Pictures stay out of this copy, which runs from the first line of the material through the line containing "import matplotlib.pyplot as plt".

>> START

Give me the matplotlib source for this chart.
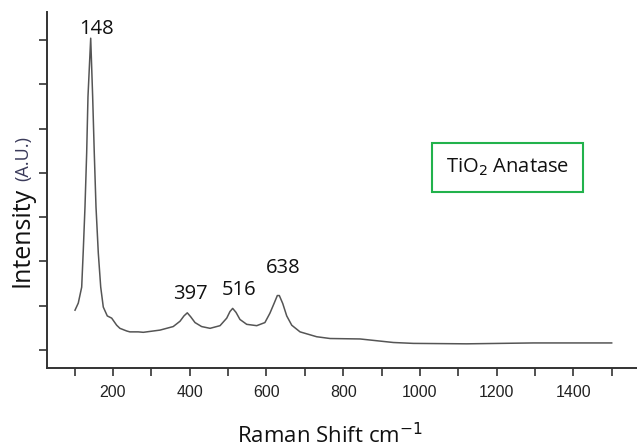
import numpy as np
import matplotlib.pyplot as plt

# spectrum (Raman shift, intensity in y-tick units)
shift = [101, 109.5, 118.4, 122.6, 127, 131.4, 134.8, 141.9, 147, 151.2,
         155.7, 161.7, 168, 174.7, 185.1, 196.6, 209.6, 218, 235.7, 244,
         266, 279, 322.6, 357, 374.7, 385, 393.7, 402.6, 413.8, 431,
         453, 479, 496.5, 505, 512, 520.7, 531, 548.6, 574.7, 596,
         609, 619.8, 628.4, 633.6, 642.5, 652.9, 666, 687.6, 731, 766,
         844, 931, 983, 1122, 1296, 1500]
intensity = [0.90, 1.06, 1.42, 2.26, 3.23, 4.45, 5.72, 7.04, 5.72, 4.45,
             3.23, 2.19, 1.42, 0.97, 0.77, 0.72, 0.56, 0.49, 0.43, 0.41,
             0.41, 0.40, 0.45, 0.53, 0.65, 0.77, 0.84, 0.75, 0.62, 0.53,
             0.49, 0.55, 0.72, 0.87, 0.94, 0.85, 0.69, 0.58, 0.55, 0.62,
             0.83, 1.05, 1.23, 1.23, 1.05, 0.77, 0.56, 0.41, 0.30, 0.26,
             0.25, 0.17, 0.15, 0.14, 0.16, 0.16]

peak_text = ['148', '397', '516', '638']
# where the peak labels sit (x centre, baseline) in data units
label_x = [157.5, 403, 528.6, 643]
label_y = [7.13, 1.15, 1.24, 1.74]

fig = plt.figure(figsize=(6.37, 4.47), dpi=100)
ax = fig.add_axes([0.0738, 0.1767, 0.9262, 0.7963])

ax.plot(shift, intensity, color='#555555', lw=1.1)

ax.set_xlim(28, 1566)
ax.set_ylim(-0.406, 7.63)

ax.set_xticks(np.arange(100, 1501, 100))
ax.set_xticklabels(['' if v % 200 else str(v) for v in range(100, 1501, 100)],
                   fontfamily='Liberation Sans', fontsize=11.5, color='#222222')
ax.set_yticks(range(8))
ax.set_yticklabels([])
ax.tick_params(direction='out', length=6, width=1.2, color='#333333', pad=6)

for side in ['top', 'right']:
    ax.spines[side].set_visible(False)
for side in ['left', 'bottom']:
    ax.spines[side].set_linewidth(1.4)
    ax.spines[side].set_color('#333333')

# peak labels
for lx, ly, s in zip(label_x, label_y, peak_text):
    ax.text(lx, ly, s, ha='center', va='baseline',
            fontfamily='Open Sans', fontsize=14.5, color='#111111')

ax.text(0.781, 0.563, 'TiO$_2$ Anatase', transform=ax.transAxes,
        ha='center', va='center', fontfamily='Open Sans', fontsize=14.5,
        color='#111111',
        bbox=dict(boxstyle='square,pad=0.7', fc='white', ec='#22b24c', lw=1.5))

fig.text(0.518, 0.008, 'Raman Shift cm$^{-1}$', ha='center', va='baseline',
         fontfamily='Open Sans', fontsize=16, color='#111111')
fig.text(0.035, 0.469, 'Intensity', rotation=90, ha='center', va='center',
         fontfamily='Open Sans', fontsize=18, color='#111111')
fig.text(0.037, 0.645, '(A.U.)', rotation=90, ha='center', va='center',
         fontfamily='Open Sans', fontsize=13, color='#3a3a5a')

fig.savefig('out.png', dpi=100)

>> END

## Response to this exercise
Give me the matplotlib source for this chart.
import numpy as np
import matplotlib.pyplot as plt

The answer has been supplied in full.